1 Ocak 2015 Perşembe

Işık

Gözlerinde ışıklar yanıyordu. Geçtiğim bir sokakta, perdeleri çekilmiş evlerin ışıklı pencerelerine bakar gibi bakıyorum ben de ona. Öyle uzak, öyle yabancı. Birinin gözlerinin sadece ışıklı olması yetmez. Belki buğulu olması bile yetmiyordur, bilmiyorum. Çünkü ben hiç öyle görmedim onu. Görsem bir şey değişir miydi, o bile muamma. Çünkü ya gözlere, ya söylenenlere inanmak gerekir. Ki söylenenlere inanmak hayat gerçekliğidir. Gözlere şarkılarda inanılır sadece. Söylediği onca şeyi es geçip "gözlerin öyle demiyor"a ancak şarkılarla gelinir. Ah zaten onlar da olmasa.
Sonra yere indirdim gözlerimi. Halıda bir nokta. O bir şeyler söylerken "şurada leke var" diye geçiyor içimden. İnsan bazen sözcüklerden kaçmak istiyor çünkü. Anlatsan da değişmez, değişmeyecek, değişmedi bugüne kadar. Ama halıda leke var, silsem çıkar. Geçen gün aldığım o leke çıkarıcı, bluzumdaki lekeyi çıkarmıştı. Hani geçen akşam bara doğru giderken bana çarpan o çocuğun üzerime döktüğü şarabın lekesini. Bunu da çıkarır elbet.
Gözlerimi kaldırıyorum yerden. Televizyonda saçma bir dizinin tekrarı var. Kadın ağlıyor. O saçma dizide ağlayan kadını görünce bastırıyorum içimdeki ağlama isteğini. Belki sonra, yanımda kimseler yokken, kapalı kapılar ardında. Belki yine o çiçekli kılıfa sarınmış yastığa koymuşken başımı. Yani bir an, bir yerde; ama şimdi değil, şu an değil, daha sonra.
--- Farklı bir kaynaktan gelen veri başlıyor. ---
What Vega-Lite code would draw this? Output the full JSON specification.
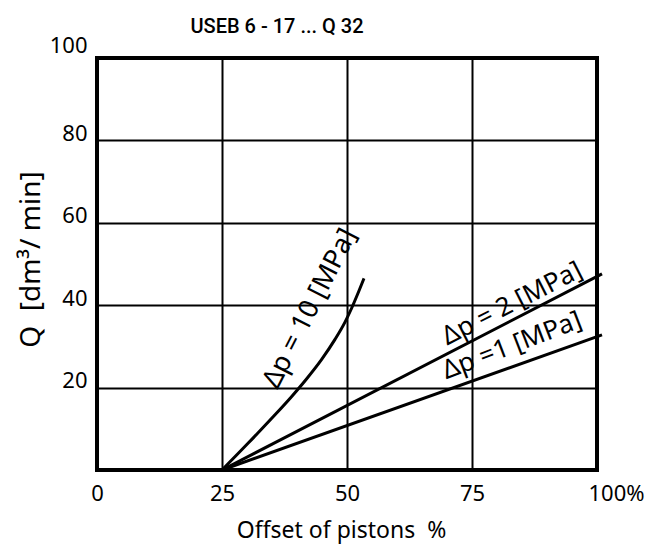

Işıklı, kalabalık caddeye çıkıp yürüyorum, tüm bunları düşündükten sonra. Kalabalık bazen iyidir. Yürümek hepsinden çok. Bir ara sokakta küçük bir çocuk çıkıyor karşıma. Sokak boş, çocuğun elinde bir poşet, oturmuş kedilerin dolaştığı kaldırıma. "Niye burada oturuyorsun?" diyorum, cevap vermeden kedileri seviyor. Yanına oturunca az ilerideki bir evi işaret ederek "şurada oturuyorum" diyor. Pencerede ışık yok. Işıksız pencereye bakıyorum bir süre. "Evde kimse yok" diye düşünüyorum. Çocuğa bir şey diyemiyorum. Işıklı pencereler de yalnızlık demek oysa. Bunu sadece bu akşamdan değil, çok eskilerden, kendi çocukluğumdan da biliyorum.